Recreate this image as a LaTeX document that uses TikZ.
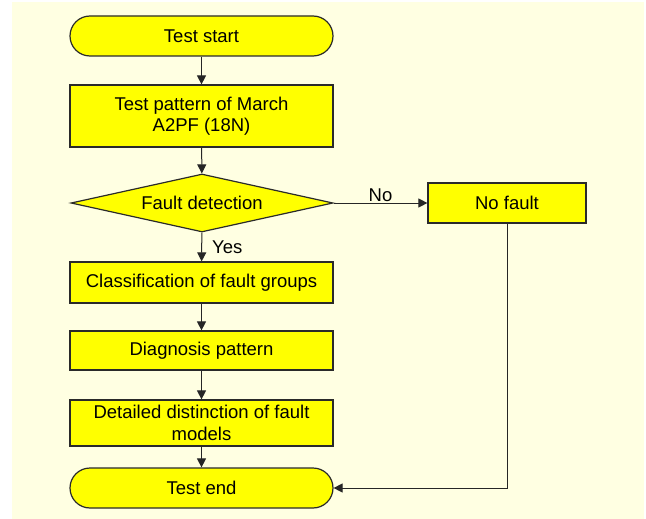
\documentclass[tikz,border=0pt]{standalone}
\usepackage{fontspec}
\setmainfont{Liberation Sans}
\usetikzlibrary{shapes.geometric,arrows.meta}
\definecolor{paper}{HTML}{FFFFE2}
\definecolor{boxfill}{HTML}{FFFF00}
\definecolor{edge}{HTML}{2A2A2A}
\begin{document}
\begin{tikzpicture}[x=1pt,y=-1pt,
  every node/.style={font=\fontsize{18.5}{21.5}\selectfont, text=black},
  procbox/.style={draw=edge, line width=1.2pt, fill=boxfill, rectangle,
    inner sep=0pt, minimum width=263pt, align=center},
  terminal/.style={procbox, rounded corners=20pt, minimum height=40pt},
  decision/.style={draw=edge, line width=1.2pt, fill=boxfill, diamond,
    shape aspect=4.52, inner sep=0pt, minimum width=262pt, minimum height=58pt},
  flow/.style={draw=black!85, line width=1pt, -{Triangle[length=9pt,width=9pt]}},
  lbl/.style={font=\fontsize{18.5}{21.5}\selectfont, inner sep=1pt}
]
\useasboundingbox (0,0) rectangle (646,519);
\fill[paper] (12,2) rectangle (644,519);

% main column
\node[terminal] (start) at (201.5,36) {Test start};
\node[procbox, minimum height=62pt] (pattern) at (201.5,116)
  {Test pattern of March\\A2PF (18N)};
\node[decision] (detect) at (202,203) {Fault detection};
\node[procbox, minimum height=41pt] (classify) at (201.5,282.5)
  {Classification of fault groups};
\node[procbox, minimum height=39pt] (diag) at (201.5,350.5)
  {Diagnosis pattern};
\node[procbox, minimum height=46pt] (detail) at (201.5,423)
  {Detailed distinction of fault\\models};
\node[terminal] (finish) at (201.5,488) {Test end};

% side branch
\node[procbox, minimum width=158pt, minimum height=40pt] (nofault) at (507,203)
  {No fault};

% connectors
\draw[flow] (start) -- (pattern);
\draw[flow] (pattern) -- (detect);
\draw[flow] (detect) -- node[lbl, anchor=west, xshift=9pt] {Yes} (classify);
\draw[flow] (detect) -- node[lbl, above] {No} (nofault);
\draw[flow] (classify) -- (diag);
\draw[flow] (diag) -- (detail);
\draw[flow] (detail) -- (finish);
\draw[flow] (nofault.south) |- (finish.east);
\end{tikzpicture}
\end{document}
====
Exercise details: Print the complete listing exactly, apart from any pictures.

Exercise solution:
Recreate this image as a LaTeX document that uses TikZ.
\documentclass[tikz,border=0pt]{standalone}
\usepackage{fontspec}
\setmainfont{Liberation Sans}
\usetikzlibrary{shapes.geometric,arrows.meta}
\definecolor{paper}{HTML}{FFFFE2}
\definecolor{boxfill}{HTML}{FFFF00}
\definecolor{edge}{HTML}{2A2A2A}
\begin{document}
\begin{tikzpicture}[x=1pt,y=-1pt,
  every node/.style={font=\fontsize{18.5}{21.5}\selectfont, text=black},
  procbox/.style={draw=edge, line width=1.2pt, fill=boxfill, rectangle,
    inner sep=0pt, minimum width=263pt, align=center},
  terminal/.style={procbox, rounded corners=20pt, minimum height=40pt},
  decision/.style={draw=edge, line width=1.2pt, fill=boxfill, diamond,
    shape aspect=4.52, inner sep=0pt, minimum width=262pt, minimum height=58pt},
  flow/.style={draw=black!85, line width=1pt, -{Triangle[length=9pt,width=9pt]}},
  lbl/.style={font=\fontsize{18.5}{21.5}\selectfont, inner sep=1pt}
]
\useasboundingbox (0,0) rectangle (646,519);
\fill[paper] (12,2) rectangle (644,519);

% main column
\node[terminal] (start) at (201.5,36) {Test start};
\node[procbox, minimum height=62pt] (pattern) at (201.5,116)
  {Test pattern of March\\A2PF (18N)};
\node[decision] (detect) at (202,203) {Fault detection};
\node[procbox, minimum height=41pt] (classify) at (201.5,282.5)
  {Classification of fault groups};
\node[procbox, minimum height=39pt] (diag) at (201.5,350.5)
  {Diagnosis pattern};
\node[procbox, minimum height=46pt] (detail) at (201.5,423)
  {Detailed distinction of fault\\models};
\node[terminal] (finish) at (201.5,488) {Test end};

% side branch
\node[procbox, minimum width=158pt, minimum height=40pt] (nofault) at (507,203)
  {No fault};

% connectors
\draw[flow] (start) -- (pattern);
\draw[flow] (pattern) -- (detect);
\draw[flow] (detect) -- node[lbl, anchor=west, xshift=9pt] {Yes} (classify);
\draw[flow] (detect) -- node[lbl, above] {No} (nofault);
\draw[flow] (classify) -- (diag);
\draw[flow] (diag) -- (detail);
\draw[flow] (detail) -- (finish);
\draw[flow] (nofault.south) |- (finish.east);
\end{tikzpicture}
\end{document}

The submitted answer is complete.